“Ever since I picked up a newspaper for the first time, I was interested in reading the foreign affairs section or the world section, and that made me start to think about issues globally. My interest in international politics and human rights gradually grew during my freshman year at SPIA when I took a class on these issues, read accounts by journalists reporting on war crimes and genocides, and realized how important their work is in helping us uncover the truth in all these complex political dynamics. At the end of that semester, in December 2019, there were massive protests happening in India against the Citizenship Amendment Act, which basically defined citizenship in India on the basis of religion and excluded Muslims, compromising basic human rights. A lot of the protesting was led by students, for which they faced a lot of heavy oppression.

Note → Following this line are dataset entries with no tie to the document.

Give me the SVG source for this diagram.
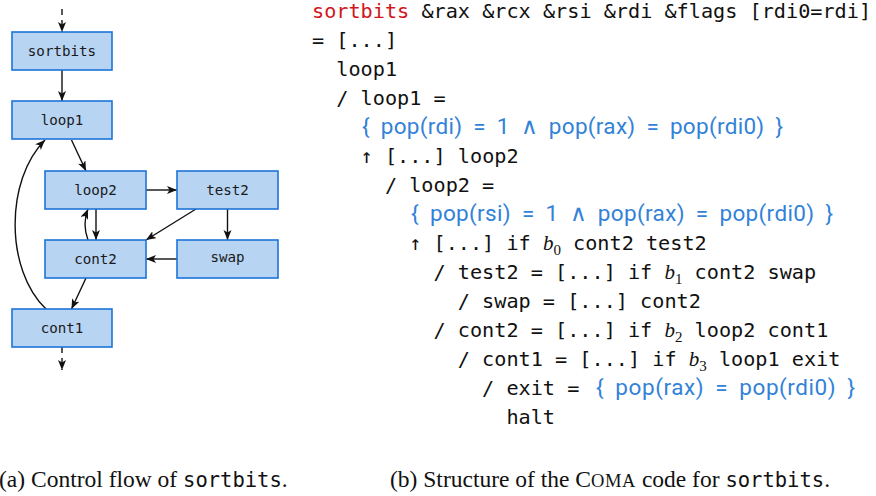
<svg xmlns="http://www.w3.org/2000/svg" width="876" height="496" viewBox="0 0 876 496">
<style>
.node rect{fill:#b7d4f3;stroke:#1b74d8;stroke-width:1.6}
.node text{font-family:"DejaVu Sans Mono","Liberation Mono",monospace;font-size:14.2px;fill:#1a1a1a;text-anchor:middle}
.edge{fill:none;stroke:#111;stroke-width:1.4}
.dash{stroke-dasharray:6 5}
.code{font-family:"DejaVu Sans Mono","Liberation Mono",monospace;font-size:20.2px;fill:#111}
.red{fill:#d1161d}
.blue{font-family:Roboto,"Open Sans",sans-serif;font-size:22.5px;fill:#3282d8;word-spacing:5px}
.bi{font-family:"Liberation Serif",serif;font-style:italic;font-size:21px}
.sub{font-family:"Liberation Serif",serif;font-size:15px}
.cap{font-family:"Liberation Serif",serif;font-size:23.5px;fill:#111}
.capm{font-family:"DejaVu Sans Mono","Liberation Mono",monospace;font-size:20.5px}
</style>
<defs>
<marker id="ah" markerUnits="userSpaceOnUse" markerWidth="11" markerHeight="9" refX="10" refY="4" orient="auto">
<path d="M0,0 L10,4 L0,8 L2.5,4 z" fill="#111"/>
</marker>
</defs>

<g id="connectors">
<path class="edge dash" d="M62,9 L62,32" marker-end="url(#ah)"/>
<path class="edge" d="M62,70 L62,101" marker-end="url(#ah)"/>
<path class="edge" d="M71.5,140 L86,171" marker-end="url(#ah)"/>
<path class="edge" d="M146,190 L177,190" marker-end="url(#ah)"/>
<path class="edge" d="M96,209 L96,240" marker-end="url(#ah)"/>
<path class="edge" d="M88,240 Q82,224 88,209" marker-end="url(#ah)"/>
<path class="edge" d="M196,209 L146,240" marker-end="url(#ah)"/>
<path class="edge" d="M227.5,209 L227.5,240" marker-end="url(#ah)"/>
<path class="edge" d="M177,259 L146,259" marker-end="url(#ah)"/>
<path class="edge" d="M86,278 L71.5,309" marker-end="url(#ah)"/>
<path class="edge" d="M46,309 C5,270 5,180 45,140" marker-end="url(#ah)"/>
<path class="edge dash" d="M62,347 L62,370" marker-end="url(#ah)"/>
</g>

<g id="sortbits" class="node"><rect x="12" y="32" width="100" height="38"/><text x="62" y="56">sortbits</text></g>
<g id="loop1" class="node"><rect x="12" y="101" width="100" height="38"/><text x="62" y="125">loop1</text></g>
<g id="loop2" class="node"><rect x="45" y="171" width="101" height="38"/><text x="95.5" y="195">loop2</text></g>
<g id="test2" class="node"><rect x="177" y="171" width="101" height="38"/><text x="227.5" y="195">test2</text></g>
<g id="cont2" class="node"><rect x="45" y="240" width="101" height="38"/><text x="95.5" y="264">cont2</text></g>
<g id="swap" class="node"><rect x="177" y="240" width="101" height="38"/><text x="227.5" y="262">swap</text></g>
<g id="cont1" class="node"><rect x="12" y="309" width="100" height="38"/><text x="62" y="333">cont1</text></g>

<g id="code">
<text class="code" x="312" y="18" xml:space="preserve"><tspan class="red">sortbits</tspan> &amp;rax &amp;rcx &amp;rsi &amp;rdi &amp;flags [rdi0=rdi]</text>
<text class="code" x="312" y="47">= [...]</text>
<text class="code" x="336.3" y="76">loop1</text>
<text class="code" x="336.3" y="105">/ loop1 =</text>
<text class="blue" x="362" y="134" textLength="421" lengthAdjust="spacing">{ pop(rdi) = 1 ∧ pop(rax) = pop(rdi0) }</text>
<text class="code" x="360.6" y="163">↑ [...] loop2</text>
<text class="code" x="384.9" y="192">/ loop2 =</text>
<text class="blue" x="411" y="221" textLength="422" lengthAdjust="spacing">{ pop(rsi) = 1 ∧ pop(rax) = pop(rdi0) }</text>
<text class="code" x="409.2" y="250" xml:space="preserve">↑ [...] if <tspan class="bi">b</tspan><tspan class="sub" dy="5">0</tspan><tspan dy="-5"> cont2 test2</tspan></text>
<text class="code" x="433.5" y="279" xml:space="preserve">/ test2 = [...] if <tspan class="bi">b</tspan><tspan class="sub" dy="5">1</tspan><tspan dy="-5"> cont2 swap</tspan></text>
<text class="code" x="457.8" y="308">/ swap = [...] cont2</text>
<text class="code" x="433.5" y="337" xml:space="preserve">/ cont2 = [...] if <tspan class="bi">b</tspan><tspan class="sub" dy="5">2</tspan><tspan dy="-5"> loop2 cont1</tspan></text>
<text class="code" x="457.8" y="366" xml:space="preserve">/ cont1 = [...] if <tspan class="bi">b</tspan><tspan class="sub" dy="5">3</tspan><tspan dy="-5"> loop1 exit</tspan></text>
<text class="code" x="482.1" y="395">/ exit =</text>
<text class="blue" x="596" y="395" textLength="259" lengthAdjust="spacing">{ pop(rax) = pop(rdi0) }</text>
<text class="code" x="506.4" y="424">halt</text>
</g>

<g id="captions">
<text class="cap" x="-1" y="487" xml:space="preserve">(a) Control flow of <tspan class="capm">sortbits</tspan>.</text>
<text class="cap" x="390" y="487" xml:space="preserve">(b) Structure of the C<tspan font-size="18.5" letter-spacing="0.6">OMA</tspan> code for <tspan class="capm">sortbits</tspan>.</text>
</g>
</svg>
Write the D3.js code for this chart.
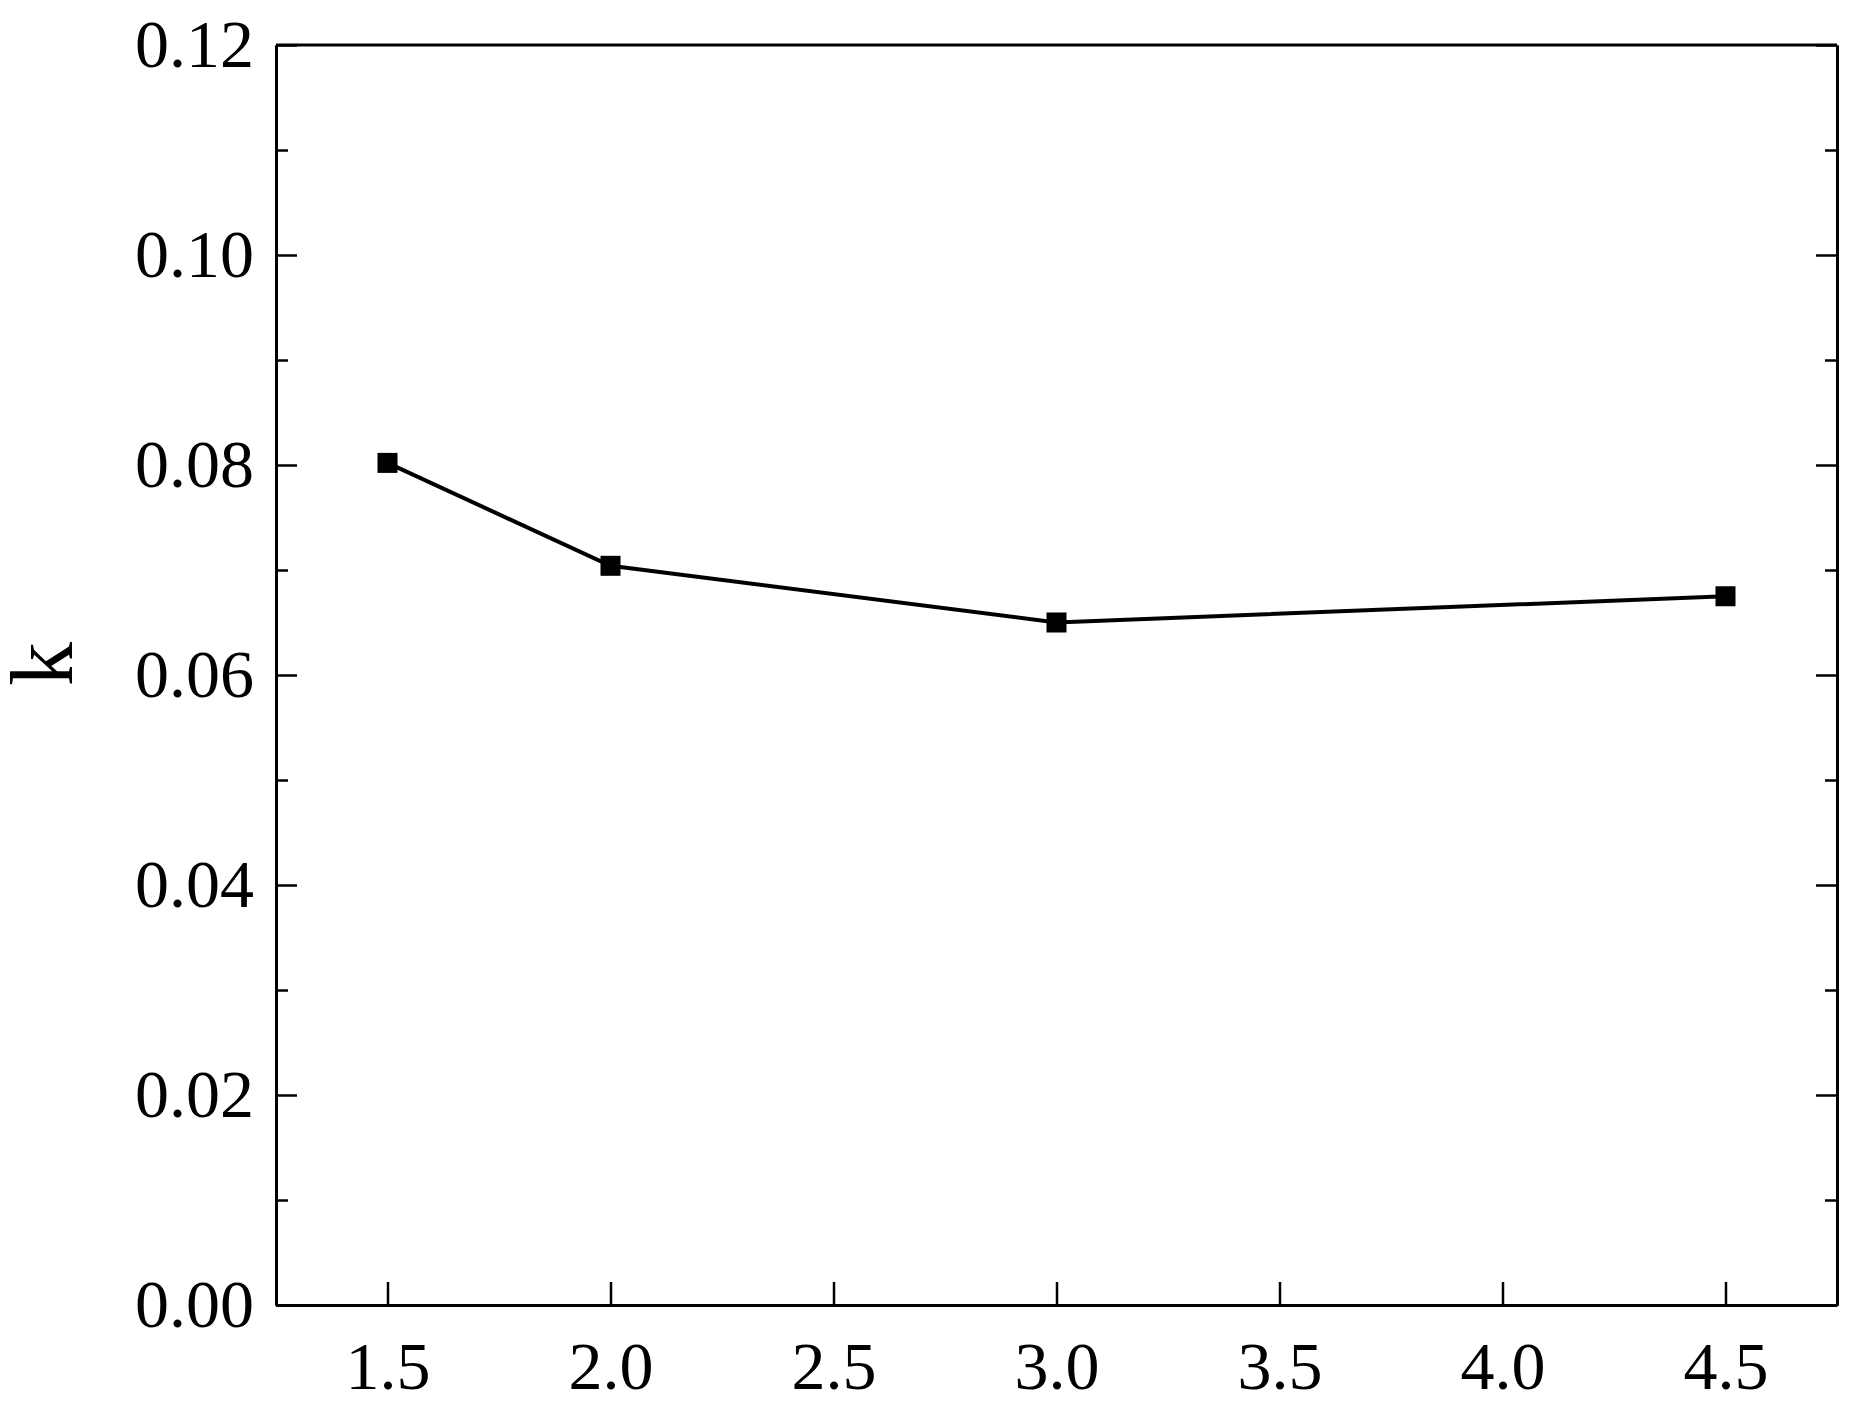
<!DOCTYPE html>
<html><head><meta charset="utf-8">
<script src="https://cdn.jsdelivr.net/npm/d3@7"></script>
<style>body{margin:0;background:#fff}</style></head>
<body><svg width="1858" height="1408"></svg>
<script>
const xValues = [1.5, 2.0, 3.0, 4.5];
const kValues = [0.0802, 0.0704, 0.0650, 0.0675];
const xTicks = [1.5, 2.0, 2.5, 3.0, 3.5, 4.0, 4.5];
const yTicks = [0, 0.02, 0.04, 0.06, 0.08, 0.10, 0.12];
const yMinor = [0.01, 0.03, 0.05, 0.07, 0.09, 0.11];

const svg = d3.select('svg');
const mLeft = 276, mRight = 1837, mTop = 45, mBottom = 1305;
const x = d3.scaleLinear().domain([1.25, 4.75]).range([mLeft, mRight]);
const y = d3.scaleLinear().domain([0, 0.12]).range([mBottom, mTop]);
const font = '"Liberation Serif", "Times New Roman", serif';

svg.append('g').attr('transform', `translate(0,${mBottom})`)
  .call(d3.axisBottom(x).tickValues(xTicks).tickFormat(d3.format('.1f')).tickSizeInner(-23).tickSizeOuter(0).tickPadding(36));
svg.append('g').attr('transform', `translate(${mLeft},0)`)
  .call(d3.axisLeft(y).tickValues(yTicks).tickFormat(d3.format('.2f')).tickSizeInner(-21).tickSizeOuter(0).tickPadding(22));
svg.append('g').attr('transform', `translate(${mLeft},0)`)
  .call(d3.axisLeft(y).tickValues(yMinor).tickFormat('').tickSizeInner(-12).tickSizeOuter(0));
svg.append('g').attr('transform', `translate(${mRight},0)`)
  .call(d3.axisRight(y).tickValues(yTicks).tickFormat('').tickSizeInner(-21).tickSizeOuter(0));
svg.append('g').attr('transform', `translate(${mRight},0)`)
  .call(d3.axisRight(y).tickValues(yMinor).tickFormat('').tickSizeInner(-12).tickSizeOuter(0));
svg.append('line').attr('x1', mLeft).attr('x2', mRight).attr('y1', mTop).attr('y2', mTop).attr('stroke', '#000').attr('stroke-width', 3);

svg.selectAll('.domain').attr('stroke-width', 3);
svg.selectAll('.tick line').attr('stroke-width', 2.5);
svg.selectAll('.tick text').attr('font-family', font).attr('font-size', 68).attr('fill', '#000');

svg.append('text').attr('transform', `translate(72,664) rotate(-90)`)
  .attr('text-anchor', 'middle').attr('font-family', font).attr('font-size', 88).text('k');

const pts = xValues.map((v, i) => [v, kValues[i]]);
svg.append('path').datum(pts)
  .attr('d', d3.line().x(d => x(d[0])).y(d => y(d[1])))
  .attr('fill', 'none').attr('stroke', '#000').attr('stroke-width', 4);
svg.selectAll('rect.pt').data(pts).join('rect').attr('class', 'pt')
  .attr('x', d => x(d[0]) - 10).attr('y', d => y(d[1]) - 10)
  .attr('width', 20).attr('height', 20).attr('fill', '#000');
</script></body></html>
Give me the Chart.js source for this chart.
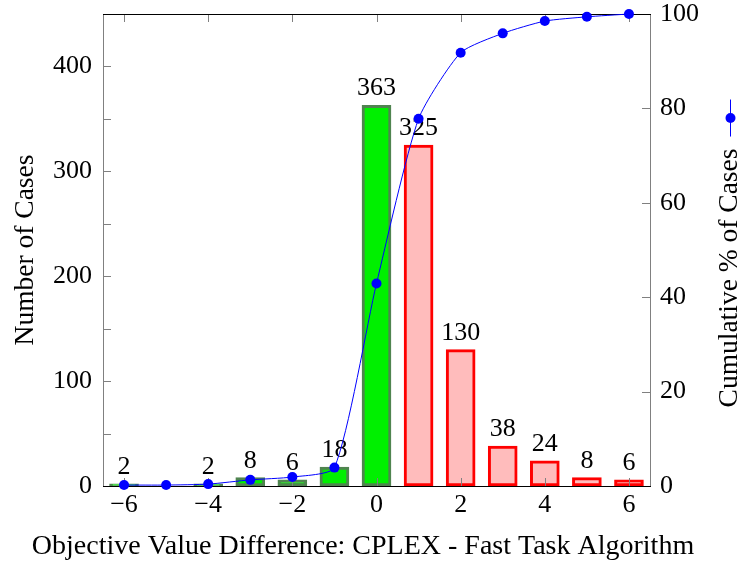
<!DOCTYPE html>
<html>
<head>
<meta charset="utf-8">
<script src="https://cdn.jsdelivr.net/npm/chart.js@4.4.1/dist/chart.umd.min.js"></script>
<style>
  html, body { margin: 0; padding: 0; background: #ffffff; }
  #wrap { position: relative; width: 742px; height: 562px; }
</style>
</head>
<body>
<div id="wrap"><canvas id="chart" width="742" height="562"></canvas></div>
<script>
// Objective value difference (CPLEX - fast task algorithm) and how often it occurs
const differences = [-6, -5, -4, -3, -2, -1, 0, 1, 2, 3, 4, 5, 6];
const caseCounts = [2, 0, 2, 8, 6, 18, 363, 325, 130, 38, 24, 8, 6];
const cumulativePercent = [0.2, 0.2, 0.4, 1.3, 1.9, 3.9, 42.9, 77.8, 91.8, 95.9, 98.5, 99.4, 100];

// Axis ticks
const xTickValues = [-6, -4, -2, 0, 2, 4, 6];
const countTickValues = [0, 50, 100, 150, 200, 250, 300, 350, 400];
const percentTickValues = [0, 20, 40, 60, 80, 100];

const FONT_FAMILY = '"Liberation Serif", "Times New Roman", serif';
const FONT_SIZE = 26;
const TICK_LEN = 8;
const AXIS_GRAY = '#808080';

const GREEN_FILL = '#00f000';
const GREEN_EDGE = '#4f844f';
const RED_FILL = '#ffbcbc';
const RED_EDGE = '#ff0000';
const LINE_BLUE = '#0000ff';

const fmtSigned = v => (v < 0 ? '\u2212' + Math.abs(v) : String(v));

// Frame, inward tick marks and value labels, drawn right after the bars
const decorations = {
  id: 'decorations',
  afterDatasetDraw(chart, args) {
    if (args.index !== 1) return;
    const ctx = chart.ctx;
    const { left, right, top, bottom } = chart.chartArea;
    const sx = chart.scales.x, sy = chart.scales.y, sy1 = chart.scales.y1;
    ctx.save();
    ctx.lineWidth = 1;

    // tick marks
    ctx.strokeStyle = AXIS_GRAY;
    ctx.beginPath();
    sx.ticks.forEach(t => {
      const px = Math.round(sx.getPixelForValue(t.value)) + 0.5;
      ctx.moveTo(px, bottom); ctx.lineTo(px, bottom - TICK_LEN);
      ctx.moveTo(px, top); ctx.lineTo(px, top + TICK_LEN);
    });
    sy.ticks.forEach(t => {
      const py = Math.round(sy.getPixelForValue(t.value)) + 0.5;
      ctx.moveTo(left, py); ctx.lineTo(left + TICK_LEN, py);
    });
    sy1.ticks.forEach(t => {
      const py = Math.round(sy1.getPixelForValue(t.value)) + 0.5;
      ctx.moveTo(right, py); ctx.lineTo(right - TICK_LEN, py);
    });
    ctx.stroke();

    // side axis lines
    ctx.beginPath();
    ctx.moveTo(Math.round(left) + 0.5, top); ctx.lineTo(Math.round(left) + 0.5, bottom);
    ctx.moveTo(Math.round(right) + 0.5, top); ctx.lineTo(Math.round(right) + 0.5, bottom);
    ctx.stroke();

    // top and bottom axis lines
    ctx.strokeStyle = '#000000';
    ctx.beginPath();
    ctx.moveTo(left, Math.round(top) + 0.5); ctx.lineTo(right + 1, Math.round(top) + 0.5);
    ctx.moveTo(left, Math.round(bottom) + 0.5); ctx.lineTo(right + 1, Math.round(bottom) + 0.5);
    ctx.stroke();

    // counts above the bars
    ctx.fillStyle = '#000000';
    ctx.font = FONT_SIZE + 'px ' + FONT_FAMILY;
    ctx.textAlign = 'center';
    ctx.textBaseline = 'alphabetic';
    const meta = chart.getDatasetMeta(1);
    meta.data.forEach((bar, i) => {
      const v = caseCounts[i];
      if (v > 0) ctx.fillText(String(v), bar.x, bar.y - 10);
    });
    ctx.restore();
  }
};

// Axis titles, with the series key placed at the end of the right-hand title
const axisTitles = {
  id: 'axisTitles',
  afterDraw(chart) {
    const ctx = chart.ctx;
    ctx.save();
    ctx.fillStyle = '#000000';
    ctx.textBaseline = 'alphabetic';
    ctx.textAlign = 'center';

    // bottom title
    ctx.font = '28px ' + FONT_FAMILY;
    ctx.fillText('Objective Value Difference: CPLEX - Fast Task Algorithm', 363, 554);

    // left title
    ctx.font = '27.5px ' + FONT_FAMILY;
    ctx.save();
    ctx.translate(33, 250);
    ctx.rotate(-Math.PI / 2);
    ctx.fillText('Number of Cases', 0, 0);
    ctx.restore();

    // right title with key
    const rightText = 'Cumulative % of Cases';
    const cy = 278;
    ctx.save();
    ctx.translate(737, cy);
    ctx.rotate(-Math.PI / 2);
    ctx.fillText(rightText, 0, 0);
    ctx.restore();

    const textTop = cy - ctx.measureText(rightText).width / 2;
    const keyX = 730.5;
    const keyBottom = textTop - 12;
    const keyTop = keyBottom - 37;
    ctx.strokeStyle = LINE_BLUE;
    ctx.lineWidth = 1;
    ctx.beginPath();
    ctx.moveTo(keyX, keyBottom); ctx.lineTo(keyX, keyTop);
    ctx.stroke();
    ctx.fillStyle = LINE_BLUE;
    ctx.beginPath();
    ctx.arc(keyX, (keyTop + keyBottom) / 2, 5, 0, Math.PI * 2);
    ctx.fill();
    ctx.restore();
  }
};

const tickFont = { family: FONT_FAMILY, size: FONT_SIZE };

new Chart(document.getElementById('chart'), {
  type: 'bar',
  data: {
    datasets: [
      {
        type: 'line',
        label: 'Cumulative % of Cases',
        yAxisID: 'y1',
        data: differences.map((d, i) => ({ x: d, y: cumulativePercent[i] })),
        borderColor: LINE_BLUE,
        borderWidth: 1,
        backgroundColor: LINE_BLUE,
        pointBackgroundColor: LINE_BLUE,
        pointBorderWidth: 0,
        pointRadius: 5,
        tension: 0.2,
        clip: false,
        order: 0
      },
      {
        type: 'bar',
        label: 'Number of Cases',
        yAxisID: 'y',
        data: differences.map((d, i) => ({ x: d, y: caseCounts[i] })),
        backgroundColor: differences.map(d => (d <= 0 ? GREEN_FILL : RED_FILL)),
        borderColor: differences.map(d => (d <= 0 ? GREEN_EDGE : RED_EDGE)),
        borderWidth: 3,
        borderSkipped: false,
        barThickness: 29,
        order: 1
      }
    ]
  },
  options: {
    responsive: false,
    animation: false,
    devicePixelRatio: 1,
    layout: { padding: { top: 14, left: 0, right: 0, bottom: 0 } },
    plugins: {
      legend: { display: false },
      tooltip: { enabled: false },
      title: { display: false }
    },
    scales: {
      x: {
        type: 'linear',
        position: 'bottom',
        min: -6.5,
        max: 6.5,
        offset: false,
        grid: { display: false, drawTicks: false, offset: false },
        border: { display: false },
        ticks: {
          font: tickFont, color: '#000000', padding: 4,
          autoSkip: false, maxRotation: 0,
          callback: v => fmtSigned(v)
        },
        afterBuildTicks: s => { s.ticks = xTickValues.map(v => ({ value: v })); },
        afterFit: s => { s.height = 76; s.paddingLeft = 0; s.paddingRight = 0; }
      },
      y: {
        type: 'linear',
        position: 'left',
        min: 0,
        max: 450,
        grid: { display: false, drawTicks: false },
        border: { display: false },
        ticks: {
          font: tickFont, color: '#000000', padding: 11,
          autoSkip: false,
          callback: v => (v % 100 === 0 ? String(v) : '')
        },
        afterBuildTicks: s => { s.ticks = countTickValues.map(v => ({ value: v })); },
        afterFit: s => { s.width = 103; s.paddingTop = 0; s.paddingBottom = 0; }
      },
      y1: {
        type: 'linear',
        position: 'right',
        min: 0,
        max: 100,
        grid: { display: false, drawTicks: false },
        border: { display: false },
        ticks: {
          font: tickFont, color: '#000000', padding: 10,
          autoSkip: false,
          callback: v => String(v)
        },
        afterBuildTicks: s => { s.ticks = percentTickValues.map(v => ({ value: v })); },
        afterFit: s => { s.width = 92; s.paddingTop = 0; s.paddingBottom = 0; }
      }
    }
  },
  plugins: [decorations, axisTitles]
});
</script>
</body>
</html>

I was in the U.S., but a lot of my friends were involved, so I started thinking, ‘How can I be a part of such things?’ I was disassociated from the actual ground reality but was still trying to figure out how I could work towards that and make sure that a country like mine upholds and follows these universal human rights and values."Kanishkh Kanodia ’23
I started the South Asian Progressive Alliance at Princeton with friends who have since graduated, and through that, we’ve worked to spread awareness about South Asian issues on campus and make people aware of what's actually happening in the region. It's been one of my only connections to India on this campus, except for traveling back and forth. It’s been meaningful to have people outside my region and outside my country understand what my country is like and to promote a certain kind of vision of how my country should be. As I leave Princeton, I will be going to China next year as a Schwarzman Scholar to study how people in countries like India and China think about such political and civil human rights issues and hopefully bridge the gap between such thinking between India and China, and China and the rest of the world.”